Understanding the Degradation of GPT-4
Many of us practitioners have felt that GPT-4 degrades over time. It's now corroborated by a recent study. But why does GPT-4 degrade, and what can we learn from it?
Here're some thoughts:
▸ Safety vs helpfulness tradeoff: the paper shows that GPT-4 Jun version is "safer" than Mar version, as it's much more likely to refuse sensitive questions (answer rate drops from 21% -> 5%).
Unfortunately, more safety typically comes at the cost of less usefulness, leading to a possible degrade in cognitive skills.
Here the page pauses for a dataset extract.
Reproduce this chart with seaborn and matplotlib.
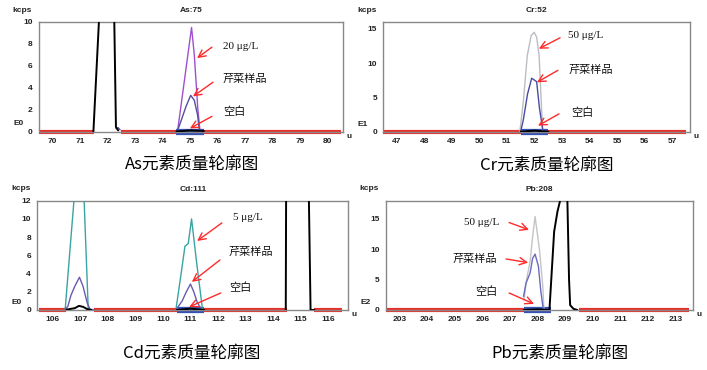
import numpy as np
import pandas as pd
import seaborn as sns
import matplotlib.pyplot as plt

sns.set_style('white')
plt.rcParams['font.family'] = ['Liberation Sans', 'DejaVu Sans']

# ---- As:75 ----
as_std_x = [74.54, 75.05, 75.15, 75.28, 75.36, 75.5]
as_std_y = [0, 9.5, 7.0, 2.0, 0, 0]
as_std_seg = [0, 0, 0, 0, 0, 0]
as_smp_x = [72.3, 72.38, 72.45, 74.53, 74.7, 74.85, 75.02, 75.15, 75.27, 75.33, 75.45]
as_smp_y = [0.3, 0.35, 0.15, 0, 1.2, 2.3, 3.3, 2.85, 1.5, 0.2, 0.05]
as_smp_seg = [0, 0, 0, 1, 1, 1, 1, 1, 1, 1, 1]
as_blk_x = [71.48, 71.68, 71.9, 72.2, 72.24, 72.3, 72.38, 74.5, 75.0, 75.5]
as_blk_y = [0, 10, 21, 17, 10, 0.4, 0.1, 0, 0.1, 0.05]
as_blk_seg = [0, 0, 0, 0, 0, 0, 0, 1, 1, 1]
as_red = [(69.5, 71.5), (72.5, 74.5), (75.5, 80.5)]
as_window = (74.5, 75.5)
as_ticks_x = list(range(70, 81))
as_ticks_y = [0, 2, 4, 6, 8, 10]

# ---- Cr:52 ----
cr_std_x = [51.47, 51.6, 51.74, 51.88, 51.99, 52.08, 52.17, 52.25, 52.3]
cr_std_y = [0, 4.5, 11.1, 14.0, 14.5, 13.8, 11.1, 4.0, 0]
cr_std_seg = [0, 0, 0, 0, 0, 0, 0, 0, 0]
cr_smp_x = [51.5, 51.6, 51.75, 51.9, 52.08, 52.18, 52.3, 52.5]
cr_smp_y = [0, 1.8, 5.5, 7.8, 7.3, 3.5, 0.3, 0]
cr_smp_seg = [0, 0, 0, 0, 0, 0, 0, 0]
cr_blk_x = [51.5, 52.0, 52.5]
cr_blk_y = [0, 0.15, 0]
cr_blk_seg = [0, 0, 0]
cr_red = [(46.5, 51.5), (52.5, 57.5)]
cr_window = (51.5, 52.5)
cr_ticks_x = list(range(47, 58))
cr_ticks_y = [0, 5, 10, 15]

# ---- Cd:111 ----
cd_std_x = [106.45, 106.77, 106.95, 107.14, 107.29, 107.4,
            110.47, 110.68, 110.8, 110.92, 111.04, 111.22, 111.44]
cd_std_y = [0, 12, 18, 12, 0, 0,
            0, 4.4, 7.0, 7.3, 10.0, 5.3, 0]
cd_std_seg = [0, 0, 0, 0, 0, 0, 1, 1, 1, 1, 1, 1, 1]
cd_smp_x = [106.45, 106.55, 106.66, 106.8, 106.97, 107.1, 107.25, 107.35, 107.5,
            110.47, 110.7, 110.85, 111.0, 111.12, 111.25, 111.4]
cd_smp_y = [0.1, 0.4, 1.6, 2.6, 3.6, 2.6, 0.8, 0.1, 0,
            0, 1.0, 2.0, 2.85, 2.0, 0.8, 0.1]
cd_smp_seg = [0, 0, 0, 0, 0, 0, 0, 0, 0, 1, 1, 1, 1, 1, 1, 1]
cd_blk_x = [106.5, 106.8, 106.95, 107.1, 107.25, 107.4, 110.5, 111.0, 111.5,
            114.46, 114.48, 114.9, 115.26, 115.36, 115.5]
cd_blk_y = [0.05, 0.2, 0.45, 0.35, 0.1, 0, 0, 0.15, 0,
            0, 20, 40, 20, 0, 0]
cd_blk_seg = [0, 0, 0, 0, 0, 0, 1, 1, 1, 2, 2, 2, 2, 2, 2]
cd_red = [(105.5, 106.5), (107.5, 110.5), (111.5, 114.5), (115.5, 116.5)]
cd_window = (110.5, 111.5)
cd_ticks_x = list(range(106, 117))
cd_ticks_y = [0, 2, 4, 6, 8, 10, 12]

# ---- Pb:208 ----
pb_std_x = [207.51, 207.6, 207.73, 207.82, 207.91, 208.07, 208.19, 208.23]
pb_std_y = [1.6, 5.0, 8.0, 12.0, 15.4, 9.9, 3.85, 0]
pb_std_seg = [0, 0, 0, 0, 0, 0, 0, 0]
pb_smp_x = [207.49, 207.58, 207.73, 207.82, 207.91, 208.03, 208.12, 208.21]
pb_smp_y = [2.2, 4.4, 6.1, 8.5, 9.2, 7.2, 3.0, 0]
pb_smp_seg = [0, 0, 0, 0, 0, 0, 0, 0]
pb_blk_x = [207.5, 208.0, 208.43, 208.6, 208.72, 208.81, 208.96, 209.08,
            209.14, 209.18, 209.3, 209.44]
pb_blk_y = [0, 0.1, 0, 12.9, 16.2, 17.9, 30, 18, 5.0, 0.8, 0.2, 0]
pb_blk_seg = [0, 0, 0, 0, 0, 0, 0, 0, 0, 0, 0, 0]
pb_red = [(202.5, 207.5), (209.5, 213.5)]
pb_window = (207.5, 208.5)
pb_ticks_x = list(range(203, 214))
pb_ticks_y = [0, 5, 10, 15]

W, H = 707, 370
panels = [
    dict(title='As:75', ename='E0', caption='As元素质量轮廓图',
         box=(38.7, 22, 343.3, 131.5), xlim=(69.49, 80.57), ylim=(0, 10),
         std=(as_std_x, as_std_y, as_std_seg, '#a050cc'),
         smp=(as_smp_x, as_smp_y, as_smp_seg, '#50509e'),
         blk=(as_blk_x, as_blk_y, as_blk_seg), red=as_red, win=as_window,
         xt=as_ticks_x, yt=as_ticks_y, cap=(192, 164.5),
         notes=[('20 μg/L', (76.19, 7.8), (75.79, 7.7), (75.25, 6.7), 'left'),
                ('芹菜样品', (76.19, 4.77), (75.83, 4.5), (75.1, 3.2), 'left'),
                ('空白', (76.19, 1.83), (75.79, 1.38), (74.99, 0.28), 'left')]),
    dict(title='Cr:52', ename='E1', caption='Cr元素质量轮廓图',
         box=(383.3, 22, 690, 131.7), xlim=(46.52, 57.64), ylim=(0, 16),
         std=(cr_std_x, cr_std_y, cr_std_seg, '#bcbcc4'),
         smp=(cr_smp_x, cr_smp_y, cr_smp_seg, '#4a4aa0'),
         blk=(cr_blk_x, cr_blk_y, cr_blk_seg), red=cr_red, win=cr_window,
         xt=cr_ticks_x, yt=cr_ticks_y, cap=(546.7, 165.5),
         notes=[('50 μg/L', (53.22, 14.1), (52.93, 13.7), (52.16, 12.1), 'left'),
                ('芹菜样品', (53.22, 8.95), (52.85, 8.95), (52.09, 7.2), 'left'),
                ('空白', (53.33, 2.74), (52.89, 2.6), (52.13, 0.87), 'left')]),
    dict(title='Cd:111', ename='E0', caption='Cd元素质量轮廓图',
         box=(37.3, 200.7, 348.3, 310), xlim=(105.44, 116.73), ylim=(0, 12),
         std=(cd_std_x, cd_std_y, cd_std_seg, '#3aa3a3'),
         smp=(cd_smp_x, cd_smp_y, cd_smp_seg, '#6a5ab0'),
         blk=(cd_blk_x, cd_blk_y, cd_blk_seg), red=cd_red, win=cd_window,
         xt=cd_ticks_x, yt=cd_ticks_y, cap=(192, 353),
         notes=[('5 μg/L', (112.54, 10.2), (112.14, 9.56), (111.24, 7.58), 'left'),
                ('芹菜样品', (112.4, 6.37), (112.07, 5.49), (111.05, 3.08), 'left'),
                ('空白', (112.4, 2.42), (112.1, 1.87), (110.95, 0.33), 'left')]),
    dict(title='Pb:208', ename='E2', caption='Pb元素质量轮廓图',
         box=(385.7, 200.7, 693.3, 310), xlim=(202.5, 213.64), ylim=(0, 18),
         std=(pb_std_x, pb_std_y, pb_std_seg, '#c4c4c8'),
         smp=(pb_smp_x, pb_smp_y, pb_smp_seg, '#6a6ac0'),
         blk=(pb_blk_x, pb_blk_y, pb_blk_seg), red=pb_red, win=pb_window,
         xt=pb_ticks_x, yt=pb_ticks_y, cap=(560, 353),
         notes=[('50 μg/L', (206.61, 14.4), (206.97, 14.4), (207.69, 13.2), 'right'),
                ('芹菜样品', (206.53, 8.4), (206.86, 8.4), (207.66, 7.8), 'right'),
                ('空白', (206.53, 3.1), (206.97, 2.8), (207.87, 1.0), 'right')]),
]

fig = plt.figure(figsize=(W / 100, H / 100), dpi=100)
fig.patch.set_facecolor('white')


def draw_trace(ax, xs, ys, seg, color, lw, z):
    df = pd.DataFrame({'mass': xs, 'kcps': ys, 'seg': seg})
    sns.lineplot(data=df, x='mass', y='kcps', units='seg', estimator=None,
                 sort=False, ax=ax, color=color, lw=lw, zorder=z)


for p in panels:
    l, t, r, b = p['box']
    ax = fig.add_axes([l / W, 1 - b / H, (r - l) / W, (b - t) / H])

    # baseline (red) and integration window (blue)
    for x0, x1 in p['red']:
        ax.plot([x0, x1], [0, 0], color='#e8302a', lw=3, solid_capstyle='butt',
                clip_on=False, zorder=2)
    w0, w1 = p['win']
    ax.plot([w0, w1], [0, 0], color='#3551b4', lw=4.5, solid_capstyle='butt',
            clip_on=False, zorder=2)

    sx, sy, ss, sc = p['std']
    draw_trace(ax, sx, sy, ss, sc, 1, 3)
    mx, my, ms, mc = p['smp']
    draw_trace(ax, mx, my, ms, mc, 1, 4)
    bx, by, bs = p['blk']
    draw_trace(ax, bx, by, bs, 'black', 1.4, 5)

    ax.set_xlim(*p['xlim'])
    ax.set_ylim(*p['ylim'])
    ax.set_xticks(p['xt'])
    ax.set_yticks(p['yt'])
    ax.tick_params(axis='both', which='both', direction='out', length=2.5, width=0.8,
                   color='#666666', labelsize=6, pad=2)
    for lab in ax.get_xticklabels() + ax.get_yticklabels():
        lab.set_fontweight('bold')
        lab.set_color('#222222')
    for s in ax.spines.values():
        s.set_color('#888888')
        s.set_linewidth(1)
    ax.set_xlabel('')
    ax.set_ylabel('')

    ax.set_title(p['title'], fontsize=6, fontweight='bold', pad=7, color='#222222')
    ax.annotate('kcps', xy=(0, 1), xycoords='axes fraction', xytext=(-19, 8.5),
                textcoords='offset points', ha='left', va='center', fontsize=6,
                fontweight='bold', color='#222222')
    ax.annotate(p['ename'], xy=(0, 0), xycoords='axes fraction', xytext=(-18.5, 5.5),
                textcoords='offset points', ha='left', va='center', fontsize=6,
                fontweight='bold', color='#222222')
    ax.annotate('u', xy=(1, 0), xycoords='axes fraction', xytext=(2.5, -3.5),
                textcoords='offset points', ha='left', va='center', fontsize=6,
                fontweight='bold', color='#222222')

    for label, txy, tail, tip, ha in p['notes']:
        ax.annotate('', xy=tip, xytext=tail,
                    arrowprops=dict(arrowstyle='->', color='#ff2a2a', lw=1,
                                    shrinkA=0, shrinkB=0, mutation_scale=13),
                    annotation_clip=False, zorder=6)
        ax.text(txy[0], txy[1], label, ha=ha, va='center', fontsize=8,
                family=['Liberation Serif', 'Noto Sans CJK SC'], color='#111111')

    cx, cy = p['cap']
    fig.text(cx / W, 1 - cy / H, p['caption'], ha='center', va='center',
             fontsize=12, family=['Noto Sans CJK SC', 'DejaVu Sans'], color='black')

fig.savefig('out.png', dpi=100, facecolor='white')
My guess (no evidence, just speculation) is that OpenAI spent the majority of efforts doing lobotomy from Mar to Jun, and didn't have time to fully recover the other capabilities that matter.
▸ Safety alignment makes coding unnecessarily verbose: the paper shows that GPT-4-Jun tends to mix in useless text even though the prompt explicitly says "Generate the code only without any other text". This means practitioners now need to manually post-process the output to be executable - a big annoyance in an LLM software stack.
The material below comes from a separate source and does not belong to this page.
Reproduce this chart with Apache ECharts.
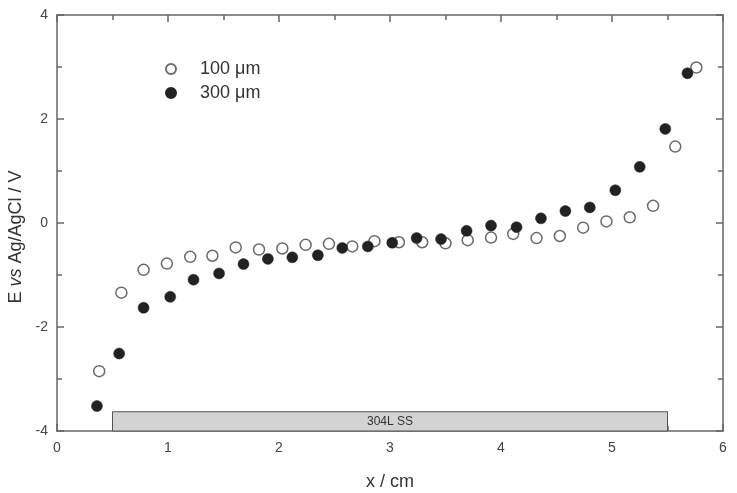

I believe this is a side effect of safety alignment. We've all seen GPTs add warnings, disclaimers (I'm not a <domain> expert, so please consult ...), and back-pedaling (that being said, it's important to be respectful ...), usually to an otherwise very straightforward answer. If the whole brain is tuned to behave like this, coding would suffer as well.
▸ Cost cutting: no one knows for sure if GPT-4-Jun is the exact same mixture-of-expert configuration as GPT-4-Mar. It's possible that (1) parameter count drops, (2) number of experts is reduced, and/or (3) simpler queries are routed to smaller experts, and only complex ones maintain the original computation cost.
▸ Continuous integration will be a crucial LLM R&D topic: the AI world is barely catching up on things that the general software world takes for granted. Even this study paper doesn't do a comprehensive regression testing on benchmarks like MMLU, Math, and HumanEval. It only studies a particular prime number detection problem.
Does GPT-4 regress on trigonometry? What about other reasoning tasks? What about quality of code in different programming languages, and the ability of self-debugging?
▸ Open-source for the win: it's funny that this paper comes out at the same time as Llama-2. OSS LLMs don't have such mysteries. We can rigorously version and trace regressions, diagnose and fix all of them together as a community.